1. How to Train an RL Agent¶

1.1. Why in Virtual Environment¶

Training environment plays an important role in Reinforcement Learning.

It’s impractical to train our agent in the real world due to the following problems:

Training in the real world may cause great damage, and the cost is unaffordable.
Training RL agents in the real world is time-consuming.

Although training in virtual environments would be the recommended choice, there still exists a few issues:

Differences between camera images and computer-simulated images.
Gap between the virtual environment and the real world.

To solve these problems, we use segmentation to classify different objects in real world.

Also, we change its color to corresponding solid color mapping to the virtual environment.

1.2. Training Environment Set-Up¶

We set up a virtual environment in Unity3D engine and use ML-Agents toolkit to connect the python code and the Unity C# environment.

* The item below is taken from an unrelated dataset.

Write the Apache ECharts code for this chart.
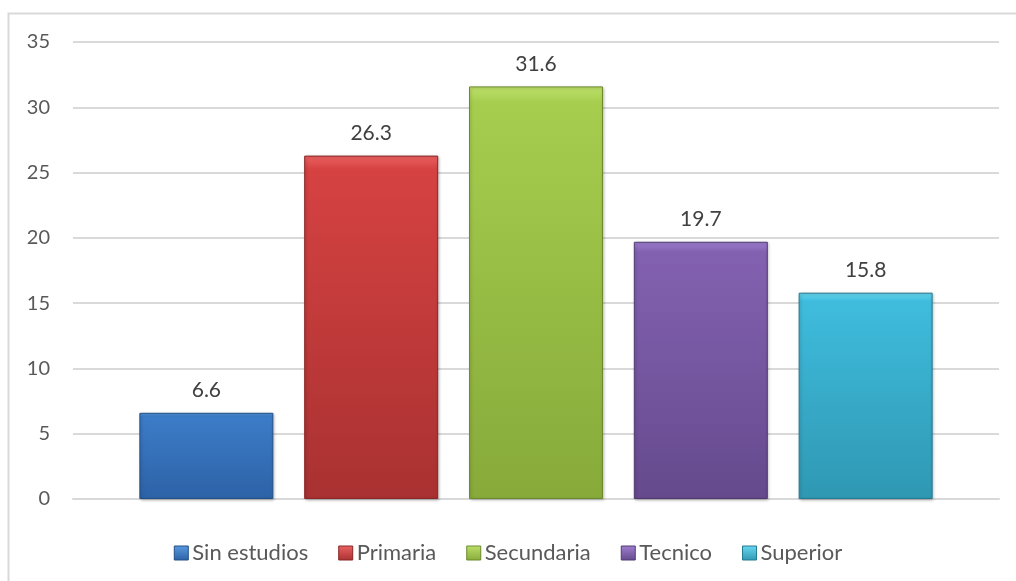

Please refer to the ML-Agents official websites for further information.

Start Training

Start your training with

mlagents-learn example_config.yaml --env=example.x86_64 --run-id=example --train

The following are some examples of training setting:

Brain Parameters

In our framework, we only use a monocular camera to handle the navigation. Hence, we set Vector Observation to 0 and add one Visual Observation in Player Brain.

Vector Action

We set Space Type as Discrete, Branch Size to 1, and Branch 0 Size to 3. Three actions represent move forward, turn left and turn right respectively.

Training Configuration

We set Width to 120, Height to 80, Quality Level to 1, Time Scale to 1, and Target Frame Rate is set to -1.

Inference Configuration

We set Width to 1280, Height to 720, Quality Level to 5, Time Scale to 1, and Target Frame Rate is set to 60.

1.3. Training method¶

Virtual Environment

We create 20 different maps with various obstacles and random goals. The full package can be downloaded here . In this way, the agent is able to simultaneously avoid obstacles and act accordingly with our virtual guidance scheme even in unfamiliar environments.

Reward Function

The agent gets ‘+1’ reward if it reaches the goal, and gets ‘-1’ if it collides with the obstacles.

(Optional: the time penalty can be taken into consideration if the agent takes too much time to reach the goal.)

1.4. Computational Platform¶

We train our agent on the server with an Intel i7-6700 CPU, with ml-agents version 0.9 and tensorflow version 1.7.1.